4.4.14

La première pierre – Pierre Jourde


Il suffit parfois d’un livre pour mettre le feu aux poudres et c’est ce qu’a compris l’écrivain et critique littéraire Pierre Jourde à ses dépens. Lors de la parution de son roman « Pays perdu », il évoquait dans le détail la difficulté de vivre dans le pauvre village auvergnat isolé de tout dont il est natif, son ancrage dans la terre et les traditions. Derrière son irrépressible amour pour ce pays natal, son respect pour les traditions ancestrales et pour celles et ceux qui savent encore résister et s’accrocher au monde rural se cachaient aussi une dénonciation factuelle de l’alcoolisme comme un mal endémique et, surtout, la mise au grand jour des petits secrets de famille, ceux que tout le village, toute la vallée connaissent mais que l’on tient cachés aux membres des familles concernées.

Du coup, la rupture fut définitivement consommée entre des villageois qui se sentirent trahis, moqués, agressés et celui qui n’était au fond qu’un Parisien se rendant sur ses terres ancestrales le temps des vacances.

Pierre Jourde, en hommes de lettres, crut naïvement pouvoir lever le qui pro quo en adressant des lettres détaillées et longues à chacun d’entre eux.  C’était persister dans l’erreur car on ne dialogue pas avec des gens au mieux habitués à la lecture de la pauvre presse locale en les inondant de textes élaborés. C’est sur le terrain que l’on s’explique, en haussant la voix et le col, en partageant les canons le temps de trouver une paix des braves.

C’est donc avec la plus grande imprudence que l’auteur se rendit le temps de ses vacances d’été dans sa ferme, pensant que ses missives auraient apaisé les esprits. Il n’en fut rien et son arrivée se transforma bien vite en une agression caractérisée d’une majorité de villageois et de teigneuses mégères qui en vinrent aux mains, n’hésitant pas à caillasser personnes et biens, blessant un bébé, marquant psychologiquement de façon durable toute une famille, proférant des mots définitifs, racistes et disant tout haut ce que tout le monde susurrait tout bas depuis des années : le rejet de celui qui pourtant leur louait terres et maisons parce qu’il avait réussi, parce qu’il était différent, de la ville, célèbre, socialement intégré et aisé. Il s’en suivit deux ans d’affaires judiciares et policières et des condamnations sévères.

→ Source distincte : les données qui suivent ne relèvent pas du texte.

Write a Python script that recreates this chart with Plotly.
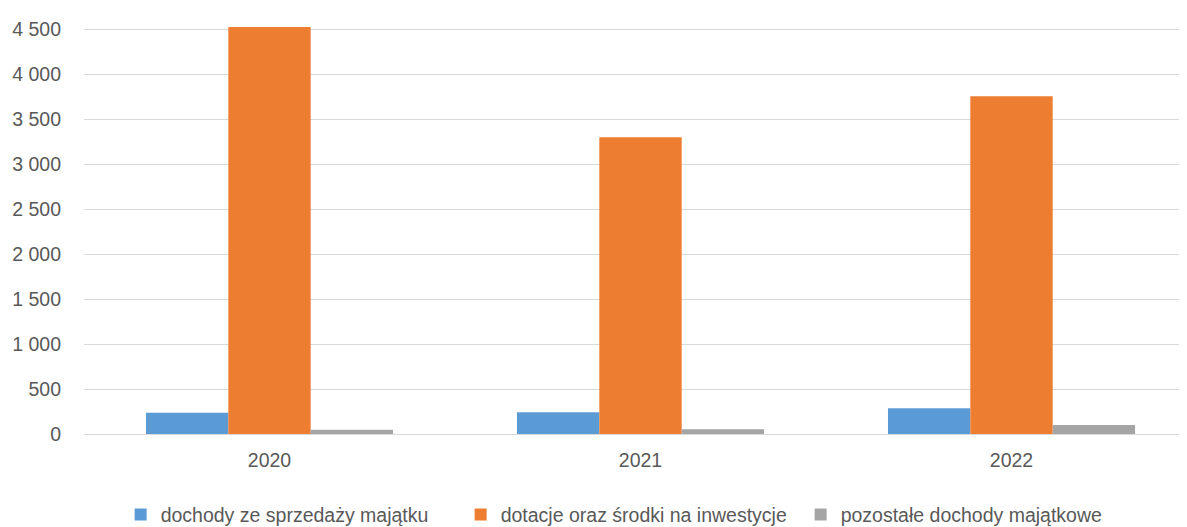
import plotly.graph_objects as go

years = ["2020", "2021", "2022"]
sprzedaz = [236, 241, 285]
dotacje = [4521, 3297, 3752]
pozostale = [48, 52, 100]

names = ["dochody ze sprzedaży majątku", "dotacje oraz środki na inwestycje", "pozostałe dochody majątkowe"]
colors = ["#5B9BD5", "#ED7D31", "#A5A5A5"]
series = [sprzedaz, dotacje, pozostale]

FONT = "Liberation Sans, Arial, sans-serif"
FS = 19.5
TXT = "#595959"

fig = go.Figure()
for n, c, s in zip(names, colors, series):
    fig.add_trace(go.Bar(x=years, y=s, name=n, marker=dict(color=c, line=dict(width=0))))

fig.update_layout(
    width=1187, height=527,
    barmode="group", bargap=0.334, bargroupgap=0,
    plot_bgcolor="white", paper_bgcolor="white",
    separators=", ",
    font=dict(family=FONT, size=FS, color=TXT),
    margin=dict(l=76, r=8, t=12, b=101, autoexpand=False),
    showlegend=True,
    legend=dict(orientation="h", x=0.4956, xanchor="center", xref="paper",
                y=-0.195, yanchor="middle", font=dict(size=FS, color=TXT),
                entrywidth=295, entrywidthmode="pixels",
                itemwidth=30, traceorder="normal", borderwidth=0),
    xaxis=dict(range=[-0.5, 2.473], showgrid=False, zeroline=False, showline=False,
               automargin=False,
               ticks="", ticklabelstandoff=12, tickfont=dict(size=FS, color=TXT)),
    yaxis=dict(range=[0, 4600], tickvals=[0, 500, 1000, 1500, 2000, 2500, 3000, 3500, 4000, 4500],
               tickformat=",d", showgrid=True, gridcolor="#D9D9D9", gridwidth=1.3,
               zeroline=True, zerolinecolor="#D9D9D9", zerolinewidth=1.3,
               automargin=False,
               showline=False, ticks="", ticklabelstandoff=22,
               tickfont=dict(size=FS, color=TXT)),
)
fig.write_html("out.html")
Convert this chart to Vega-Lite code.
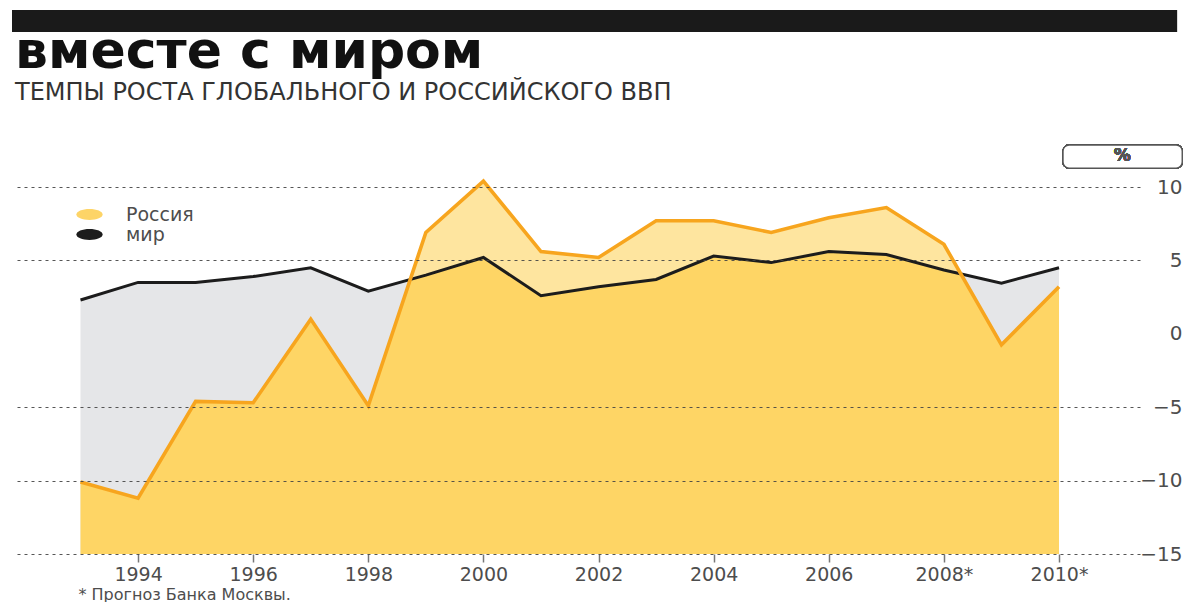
{
  "$schema": "https://vega.github.io/schema/vega-lite/v6.json",
  "width": 1125,
  "height": 367,
  "autosize": {"type": "none"},
  "padding": {"left": 15, "top": 187, "right": 47, "bottom": 48},
  "background": "#ffffff",
  "config": {
    "view": {"stroke": null},
    "font": "DejaVu Sans"
  },
  "title": {
    "text": "вместе с миром",
    "subtitle": "ТЕМПЫ РОСТА ГЛОБАЛЬНОГО И РОССИЙСКОГО ВВП",
    "anchor": "start",
    "frame": "group",
    "font": "DejaVu Sans",
    "fontSize": 52,
    "fontWeight": "bold",
    "color": "#111111",
    "subtitleFont": "DejaVu Sans",
    "subtitleFontSize": 24,
    "subtitleColor": "#333333",
    "subtitlePadding": 2,
    "offset": -96
  },
  "data": {
    "values": [
      {"year": 1993, "Россия": -10.1, "мир": 2.3},
      {"year": 1994, "Россия": -11.2, "мир": 3.5},
      {"year": 1995, "Россия": -4.6, "мир": 3.5},
      {"year": 1996, "Россия": -4.7, "мир": 3.9},
      {"year": 1997, "Россия": 1.0, "мир": 4.5},
      {"year": 1998, "Россия": -4.9, "мир": 2.9},
      {"year": 1999, "Россия": 6.9, "мир": 4.0},
      {"year": 2000, "Россия": 10.4, "мир": 5.2},
      {"year": 2001, "Россия": 5.6, "мир": 2.6},
      {"year": 2002, "Россия": 5.2, "мир": 3.2},
      {"year": 2003, "Россия": 7.7, "мир": 3.7},
      {"year": 2004, "Россия": 7.7, "мир": 5.3},
      {"year": 2005, "Россия": 6.9, "мир": 4.85},
      {"year": 2006, "Россия": 7.9, "мир": 5.6},
      {"year": 2007, "Россия": 8.6, "мир": 5.4},
      {"year": 2008, "Россия": 6.1, "мир": 4.35},
      {"year": 2009, "Россия": -0.75, "мир": 3.45},
      {"year": 2010, "Россия": 3.2, "мир": 4.5}
    ]
  },
  "encoding": {
    "x": {
      "field": "year",
      "type": "quantitative",
      "scale": {"domain": [1991.862, 2011.407], "nice": false, "zero": false},
      "axis": {
        "orient": "bottom",
        "values": [1994, 1996, 1998, 2000, 2002, 2004, 2006, 2008, 2010],
        "labelExpr": "datum.value >= 2008 ? datum.value + '*' : '' + datum.value",
        "grid": false,
        "domain": false,
        "ticks": true,
        "tickSize": 8,
        "tickWidth": 1.5,
        "tickColor": "#777777",
        "labelFont": "DejaVu Sans",
        "labelFontSize": 19,
        "labelColor": "#4d4d4d",
        "labelPadding": 3,
        "labelBaseline": "top",
        "title": "* Прогноз Банка Москвы.",
        "titleFont": "DejaVu Sans",
        "titleFontSize": 16,
        "titleFontWeight": "normal",
        "titleColor": "#4d4d4d",
        "titleAnchor": "start",
        "titleAlign": "left",
        "titleBaseline": "alphabetic",
        "titleX": 63,
        "titleY": 45
      }
    }
  },
  "layer": [
    {
      "mark": {"type": "area", "color": "#e5e6e8", "interpolate": "linear"},
      "encoding": {
        "y": {
          "field": "мир",
          "type": "quantitative",
          "scale": {"domain": [-15, 10], "nice": false, "zero": false},
          "axis": {
            "orient": "right",
            "values": [-15, -10, -5, 0, 5, 10],
            "title": null,
            "domain": false,
            "ticks": false,
            "grid": true,
            "gridColor": "#444444",
            "gridDash": [3, 4],
            "gridWidth": 1.2,
            "gridOpacity": {"condition": {"test": "datum.value === 0", "value": 0}, "value": 0.9},
            "labelFont": "DejaVu Sans",
            "labelFontSize": 20,
            "labelColor": "#4d4d4d",
            "labelAlign": "right",
            "labelBaseline": "middle",
            "labelPadding": 42,
            "zindex": 1
          }
        },
        "y2": {"datum": -15}
      }
    },
    {
      "mark": {"type": "area", "color": "#fed565", "interpolate": "linear"},
      "encoding": {
        "y": {"field": "Россия", "type": "quantitative"},
        "y2": {"datum": -15}
      }
    },
    {
      "mark": {"type": "area", "color": "#ffffff", "opacity": 0.38, "interpolate": "linear"},
      "encoding": {
        "y": {"field": "мир", "type": "quantitative"},
        "y2": {"datum": 10.8}
      }
    },
    {
      "mark": {"type": "rule", "color": "#666666", "strokeWidth": 1.6},
      "encoding": {"y": {"datum": 0}}
    },
    {
      "transform": [{"fold": ["мир", "Россия"], "as": ["series", "value"]}],
      "mark": {"type": "line", "strokeJoin": "miter", "interpolate": "linear"},
      "encoding": {
        "y": {"field": "value", "type": "quantitative"},
        "stroke": {
          "field": "series",
          "type": "nominal",
          "scale": {"domain": ["мир", "Россия"], "range": ["#1c1c1c", "#f7a51e"]},
          "legend": null
        },
        "strokeWidth": {
          "field": "series",
          "type": "nominal",
          "scale": {"domain": ["мир", "Россия"], "range": [3, 3.6]},
          "legend": null
        },
        "order": {"field": "series", "sort": "descending"}
      }
    },
    {
      "transform": [
        {"fold": ["Россия", "мир"], "as": ["series", "value"]},
        {"filter": "false"}
      ],
      "mark": {"type": "point", "filled": true, "opacity": 1, "strokeWidth": 0},
      "encoding": {
        "y": {"field": "value", "type": "quantitative"},
        "fill": {
          "field": "series",
          "type": "nominal",
          "scale": {"domain": ["Россия", "мир"], "range": ["#fdd467", "#1c1c1c"]},
          "legend": {
            "orient": "none",
            "legendX": 65,
            "legendY": 18,
            "title": null,
            "symbolType": "M-2.4,0A2.4,1,0,1,1,2.4,0A2.4,1,0,1,1,-2.4,0Z",
            "symbolSize": 120,
            "symbolStrokeWidth": 0,
            "symbolOpacity": 1,
            "labelFont": "DejaVu Sans",
            "labelFontSize": 19,
            "labelColor": "#4d4d4d",
            "labelOffset": 27,
            "rowPadding": -2,
            "padding": 0
          }
        }
      }
    },
    {
      "mark": {"type": "rect", "color": "#1a1a1a"},
      "encoding": {
        "x": {"datum": 1991.81},
        "x2": {"datum": 2012.05},
        "y": {"datum": 22.06},
        "y2": {"datum": 20.56}
      }
    },
    {
      "mark": {"type": "rect", "fill": "#ffffff", "stroke": "#555555", "strokeWidth": 1.3, "cornerRadius": 6},
      "encoding": {
        "x": {"datum": 2010.07},
        "x2": {"datum": 2012.14},
        "y": {"datum": 12.86},
        "y2": {"datum": 11.29}
      }
    },
    {
      "mark": {"type": "text", "text": "%", "font": "DejaVu Sans", "fontSize": 17, "fontWeight": "bold", "color": "#555555", "align": "center", "baseline": "middle"},
      "encoding": {
        "x": {"datum": 2011.1},
        "y": {"datum": 12.08}
      }
    }
  ]
}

Avec pudeur et honnêteté, en confessant ses erreurs mais sans jamais vraiment pardonner à ses agresseurs les blessures infligées à sa famille, Pierre Jourde déroule le fil de cet enfer, de ce malentendu insondable, révélateur des oppositions éternelles entre ceux de la ville et ceux de la campagne. Il y règle aussi ses comptes avec la presse qui aura surmédiatisé l’affaire, surexposé des faits mineurs, recherchant plus le sensationnel que le réel, s’intéressant au spectaculaire au détriment du fonds.

Au total, il en reste un livre intéressant pour comprendre comment un drame collectif se met en place, pour illustrer l’éternelle stupidité humaine quand la réflexion est superficielle, quand on prête de l’attention aux rumeurs et pas aux faits, quand on se contente d’adhérer à ce qui est raconté sans prendre la peine de s’informer par soi-même. Bref, ces incessantes manipulations collectives dont nous sommes tous les jours les victimes consentantes ou non, abreuvées d’informations parcellaires qui tournent en boucle, de réflexions à peine exprimées devenant des postures définitives sur les réseaux sociaux etc…

On comprendra toutefois que les villageois du fin fond de l’Auvergne n’aient pas, dans leur majorité, été capables de saisir la subtile pensée, certes maladroite, de Jourde. Son style parfois alambiqué, son écriture savante et poétique, devenant lyrique quand il s’agit de décrire sa région de prédilection, n’est pas à la portée de tout le monde et rend la lecture difficile, à tout le moins non fluide.
Un intéressant essai sur la responsabilité qu’implique l’écriture sans être un livre totalement indispensable, sauf à son auteur qui en avait besoin comme une catharsis.